The National Treasury will include Ksh 3.4 trillion in its national debt, owing to the International Monetary Fund’s pressure on Public Debt Disclosure. This move will push Kenya’s national debt past the Ksh 9 trillion ceiling to Ksh 10.5 trillion. Currently, Kenya’s public borrowing stands at Ksh 7.1 trillion.
According to data from the Central bank of Kenya, the country’s public debt grew by Ksh 0.8 trillion to Ksh 7.1 Trillion between March 2020 and January 2021.

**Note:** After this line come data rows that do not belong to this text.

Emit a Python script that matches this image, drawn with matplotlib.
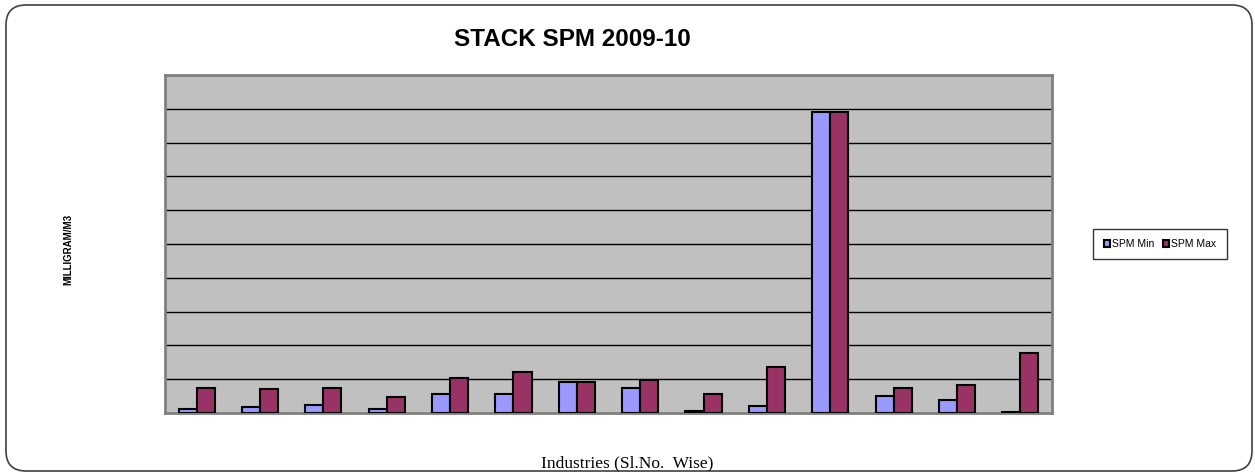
import numpy as np
import matplotlib.pyplot as plt
from matplotlib.patches import FancyBboxPatch

# industries 1..14 (no tick labels in the original)
industries = list(range(1, 15))
spm_min = [12, 18, 24, 12, 56, 56, 92, 75, 5, 20, 890, 51, 39, 2]
spm_max = [75, 70, 75, 48, 105, 122, 92, 98, 56, 137, 890, 75, 84, 178]

fig = plt.figure(figsize=(12.55, 4.72), dpi=100)

# rounded outer frame (pixel coords)
frame = FancyBboxPatch((26, 21), 1206, 426, boxstyle="round,pad=20",
                       transform=None, facecolor="white", edgecolor="#404040",
                       linewidth=1.2, zorder=-5)
fig.patches.append(frame)

ax = fig.add_axes([165 / 1255, 1 - 413 / 472, 887 / 1255, 338 / 472])
ax.set_facecolor("#C0C0C0")

x = np.arange(len(industries))
w = 1 / 3.5
ax.bar(x - w / 2, spm_min, w, color="#9999FF", edgecolor="black", linewidth=1.5,
       label="SPM Min", zorder=3)
ax.bar(x + w / 2, spm_max, w, color="#993366", edgecolor="black", linewidth=1.5,
       label="SPM Max", zorder=3)

ax.set_xlim(-0.5, len(industries) - 0.5)
ax.set_ylim(0, 1000)
ax.set_yticks(np.arange(100, 1000, 100))
ax.yaxis.grid(True, color="black", linewidth=1)
ax.set_axisbelow(True)
ax.set_xticks([])
ax.tick_params(axis="y", length=0, labelleft=False)
for s in ax.spines.values():
    s.set_color("#808080")
    s.set_linewidth(2)

fig.text(572 / 1255, 1 - 40 / 472, "STACK SPM 2009-10", ha="center", va="center",
         fontsize=17.5, fontweight="bold", family="Liberation Sans")
fig.text(68 / 1255, 1 - 249 / 472, "MILLIGRAM/M3", rotation=90, ha="center",
         va="center", fontsize=7, fontweight="bold", family="Liberation Sans")
fig.text(627 / 1255, 1 - 455 / 472, "Industries (Sl.No.  Wise)", ha="center",
         va="top", fontsize=12.5, family="Liberation Serif")

leg = fig.legend(loc="center", bbox_to_anchor=(1160 / 1255, 1 - 244 / 472), ncol=2,
                 frameon=True, fancybox=False, edgecolor="black",
                 prop={"family": "Liberation Sans", "size": 7.5},
                 handlelength=0.6, handleheight=0.6, handletextpad=0.2,
                 columnspacing=0.8, borderpad=1.0)
leg.get_frame().set_linewidth(1)

fig.savefig("out.png", dpi=100)
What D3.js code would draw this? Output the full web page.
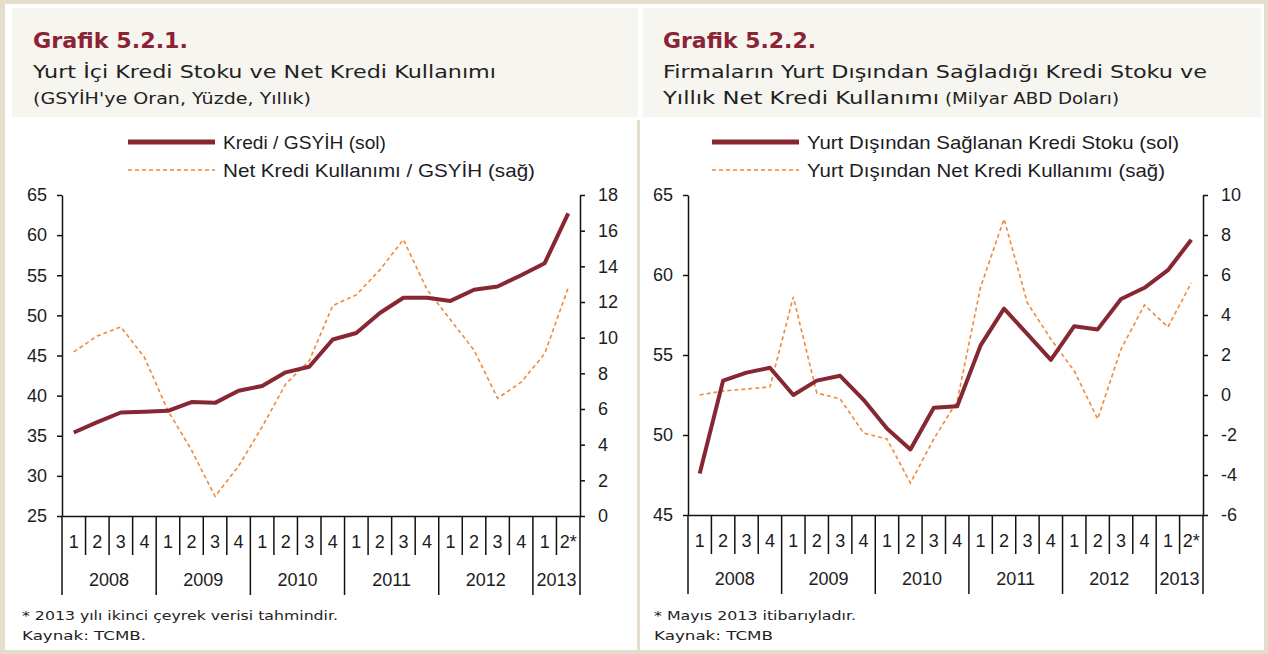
<!DOCTYPE html>
<html lang="tr">
<head>
  <meta charset="utf-8">
  <style>
    body { margin: 0; background: #fff; }
    .axis path, .axis line { stroke: #111; stroke-width: 1.5px; }
    .axis text { font: 18px "Liberation Sans", Arial, sans-serif; fill: #1c1c24; }
    .sep { stroke: #111; stroke-width: 1.5px; }
    .year { font: 18px "Liberation Sans", Arial, sans-serif; fill: #1c1c24; }
    .stock { fill: none; stroke: #862733; stroke-width: 4px; stroke-linejoin: round; }
    .flow { fill: none; stroke: #f0893a; stroke-width: 1.6px; stroke-dasharray: 4 3; }
    .legend { font: 19px "Liberation Sans", Arial, sans-serif; fill: #1c1c24; }
    .title { font: bold 21px "DejaVu Sans", sans-serif; fill: #8c2334; }
    .sub { font: 18px "DejaVu Sans", sans-serif; fill: #222; }
    .sub2 { font: 15px "DejaVu Sans", sans-serif; fill: #222; }
    .note { font: 13px "DejaVu Sans", sans-serif; fill: #222; }
  </style>
  <script src="https://d3js.org/d3.v7.min.js"></script>
</head>
<body>
  <script>
    // categories
    const quarterLabels = ["1","2","3","4","1","2","3","4","1","2","3","4","1","2","3","4","1","2","3","4","1","2*"];
    const yearLabels = ["2008","2009","2010","2011","2012","2013"];
    const quartersPerYear = [4, 4, 4, 4, 4, 2];

    // Grafik 5.2.1 (GSYİH'ye oran, %)
    const krediGsyih = [35.4, 36.7, 37.9, 38.0, 38.1, 39.2, 39.1, 40.6, 41.2, 42.9, 43.6,
                        47.0, 47.8, 50.3, 52.2, 52.2, 51.8, 53.2, 53.6, 55.0, 56.5, 62.7];
    const netKrediGsyih = [9.2, 10.1, 10.6, 8.9, 5.9, 3.7, 1.1, 2.8, 5.0, 7.4, 8.7,
                           11.8, 12.4, 13.8, 15.5, 12.7, 11.0, 9.3, 6.6, 7.5, 9.1, 12.8];
    const leftTicks1 = [25, 30, 35, 40, 45, 50, 55, 60, 65];
    const rightTicks1 = [0, 2, 4, 6, 8, 10, 12, 14, 16, 18];

    // Grafik 5.2.2 (milyar ABD doları)
    const disKrediStok = [47.6, 53.4, 53.9, 54.2, 52.5, 53.4, 53.7, 52.2, 50.4, 49.1, 51.7,
                          51.8, 55.6, 57.9, 56.3, 54.7, 56.8, 56.6, 58.5, 59.2, 60.3, 62.2];
    const disNetKredi = [0.0, 0.2, 0.3, 0.4, 4.9, 0.1, -0.2, -1.9, -2.2, -4.4, -2.2,
                         -0.3, 5.4, 8.8, 4.6, 2.8, 1.2, -1.2, 2.3, 4.5, 3.4, 5.6];
    const leftTicks2 = [45, 50, 55, 60, 65];
    const rightTicks2 = [-6, -4, -2, 0, 2, 4, 6, 8, 10];

    const W = 1268, H = 654;
    const svg = d3.select("body").append("svg")
      .attr("width", W)
      .attr("height", H);

    // frame and header boxes
    svg.append("rect").attr("width", W).attr("height", H).attr("fill", "#e4ddcc");
    svg.append("rect").attr("x", 5).attr("y", 4).attr("width", 1259).attr("height", 646).attr("fill", "#fff");
    svg.append("rect").attr("x", 12).attr("y", 8).attr("width", 626).attr("height", 109).attr("fill", "#f6f5f0");
    svg.append("rect").attr("x", 643).attr("y", 8).attr("width", 618).attr("height", 109).attr("fill", "#f6f5f0");
    svg.append("rect").attr("x", 637).attr("y", 120).attr("width", 3).attr("height", 534).attr("fill", "#e4ddcc");

    function txt(cls, x, y, s, len) {
      const t = svg.append("text").attr("class", cls).attr("x", x).attr("y", y).text(s);
      if (len) t.attr("textLength", len).attr("lengthAdjust", "spacingAndGlyphs");
      return t;
    }

    function drawPanel(cfg) {
      const g = svg.append("g");
      const n = cfg.stock.length;

      const x = d3.scaleBand().domain(d3.range(n)).range([cfg.x0, cfg.x1]);
      const yL = d3.scaleLinear().domain(d3.extent(cfg.leftTicks)).range([cfg.y1, cfg.y0]);
      const yR = d3.scaleLinear().domain(d3.extent(cfg.rightTicks)).range([cfg.y1, cfg.y0]);

      g.append("g").attr("class", "axis")
        .attr("transform", `translate(0,${cfg.y1})`)
        .call(d3.axisBottom(x).tickSize(0).tickSizeOuter(0).tickPadding(19)
          .tickFormat(i => quarterLabels[i]));

      g.append("g").attr("class", "axis")
        .attr("transform", `translate(${cfg.x0},0)`)
        .call(d3.axisLeft(yL).tickValues(cfg.leftTicks).tickSize(5).tickSizeOuter(0)
          .tickPadding(10).tickFormat(d => String(d)));

      g.append("g").attr("class", "axis")
        .attr("transform", `translate(${cfg.x1},0)`)
        .call(d3.axisRight(yR).tickValues(cfg.rightTicks).tickSize(5).tickSizeOuter(0)
          .tickPadding(13).tickFormat(d => String(d)));

      // quarter / year separators under the axis
      const yearStarts = [0, ...Array.from(d3.cumsum(quartersPerYear))];
      const bx = i => (i < n ? x(i) : cfg.x1);
      g.selectAll(".sep").data(d3.range(n + 1)).join("line")
        .attr("class", "sep")
        .attr("x1", bx).attr("x2", bx)
        .attr("y1", cfg.y1)
        .attr("y2", i => cfg.y1 + (yearStarts.includes(i) ? 79 : 39));

      g.selectAll(".year").data(yearLabels).join("text")
        .attr("class", "year")
        .attr("x", (d, k) => (bx(yearStarts[k]) + bx(yearStarts[k + 1])) / 2)
        .attr("y", cfg.y1 + 70)
        .attr("text-anchor", "middle")
        .text(d => d);

      const cx = (d, i) => x(i) + x.bandwidth() / 2;
      g.append("path").datum(cfg.flow).attr("class", "flow")
        .attr("d", d3.line().x(cx).y(d => yR(d)));
      g.append("path").datum(cfg.stock).attr("class", "stock")
        .attr("d", d3.line().x(cx).y(d => yL(d)));

      // legend
      const lg = g.append("g");
      lg.append("line").attr("class", "stock").style("stroke-width", "5px")
        .attr("x1", cfg.legX).attr("x2", cfg.legX + 87).attr("y1", 142).attr("y2", 142);
      lg.append("line").attr("class", "flow")
        .attr("x1", cfg.legX).attr("x2", cfg.legX + 87).attr("y1", 170).attr("y2", 170);
      cfg.legend.forEach((s, k) => {
        lg.append("text").attr("class", "legend")
          .attr("x", cfg.legX + 95).attr("y", 142 + 28 * k)
          .attr("dy", "0.35em")
          .attr("textLength", cfg.legendLen[k]).attr("lengthAdjust", "spacingAndGlyphs")
          .text(s);
      });
    }

    drawPanel({
      x0: 62, x1: 580, y0: 195, y1: 516, legX: 128,
      stock: krediGsyih, flow: netKrediGsyih,
      leftTicks: leftTicks1, rightTicks: rightTicks1,
      legend: ["Kredi / GSYİH (sol)", "Net Kredi Kullanımı / GSYİH (sağ)"],
      legendLen: [163, 312]
    });

    drawPanel({
      x0: 688, x1: 1203, y0: 195, y1: 515, legX: 712,
      stock: disKrediStok, flow: disNetKredi,
      leftTicks: leftTicks2, rightTicks: rightTicks2,
      legend: ["Yurt Dışından Sağlanan Kredi Stoku (sol)", "Yurt Dışından Net Kredi Kullanımı (sağ)"],
      legendLen: [372, 358]
    });

    // headers
    txt("title", 33, 48, "Grafik 5.2.1.", 155);
    txt("sub", 33, 78, "Yurt İçi Kredi Stoku ve Net Kredi Kullanımı", 463);
    txt("sub2", 33, 104, "(GSYİH'ye Oran, Yüzde, Yıllık)", 278);

    txt("title", 663, 48, "Grafik 5.2.2.", 153);
    txt("sub", 663, 78, "Firmaların Yurt Dışından Sağladığı Kredi Stoku ve", 544);
    txt("sub", 663, 104, "Yıllık Net Kredi Kullanımı", 276);
    txt("sub2", 945, 104, "(Milyar ABD Doları)", 174);

    // notes
    txt("note", 22, 620, "* 2013 yılı ikinci çeyrek verisi tahmindir.", 316);
    txt("note", 22, 640, "Kaynak: TCMB.", 124);
    txt("note", 654, 620, "* Mayıs 2013 itibarıyladır.", 202);
    txt("note", 654, 640, "Kaynak: TCMB", 119);
  </script>
</body>
</html>
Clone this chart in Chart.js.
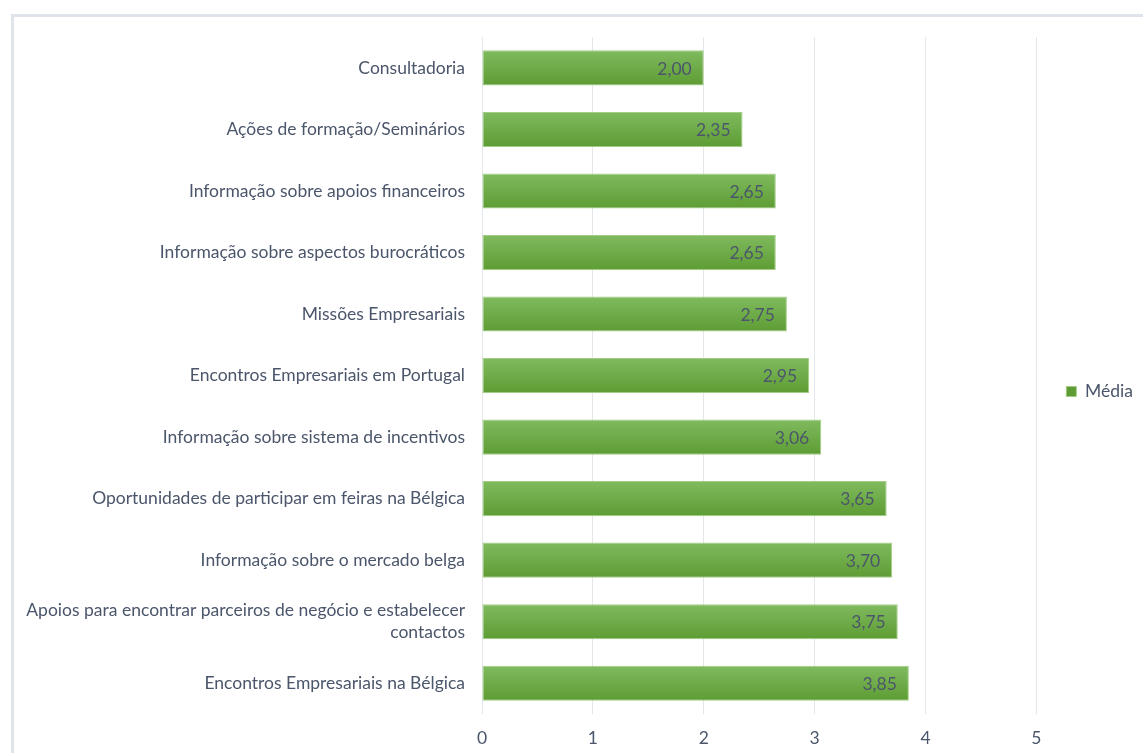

The IMF’s May 2020 DSA acknowledges that the Treasury will gradually undertake the process, starting with foreign currency-denominated lending to parastatals. The Treasury will later proceed to include loans from private-public partnerships, pensions and counties.
“The authorities noted the importance of expanding coverage to include counties, non-guaranteed debt contracted by the extra-budgetary units, and SOEs. They planned to take a gradual approach to monitoring contingent liabilities, for example, to start to monitor external borrowing by large SOEs,” reads the Joint World Bank-IMF Report.
Understated National Debt
Business Daily reports that the National Treasury only recognizes guaranteed borrowing, estimated at Ksh 139 billion. This excludes liabilities to parastatals of Ksh 1.494 trillion, Public-Private Partnerships at 679 billion, Kenya Depositors Insurance Corporation at Ksh 23 billion and Pensions at Ksh 819 billion.
Kenya’s public borrowing has raised multiple red flags with credit rating provider Fitch Ratings earlier warning that Kenya will have difficulties reining its deficit. The stance considers the mounting political pressure from the looming elections, ongoing Building Bridges Initiatives Debate, and political pressure to increase transfers to counties.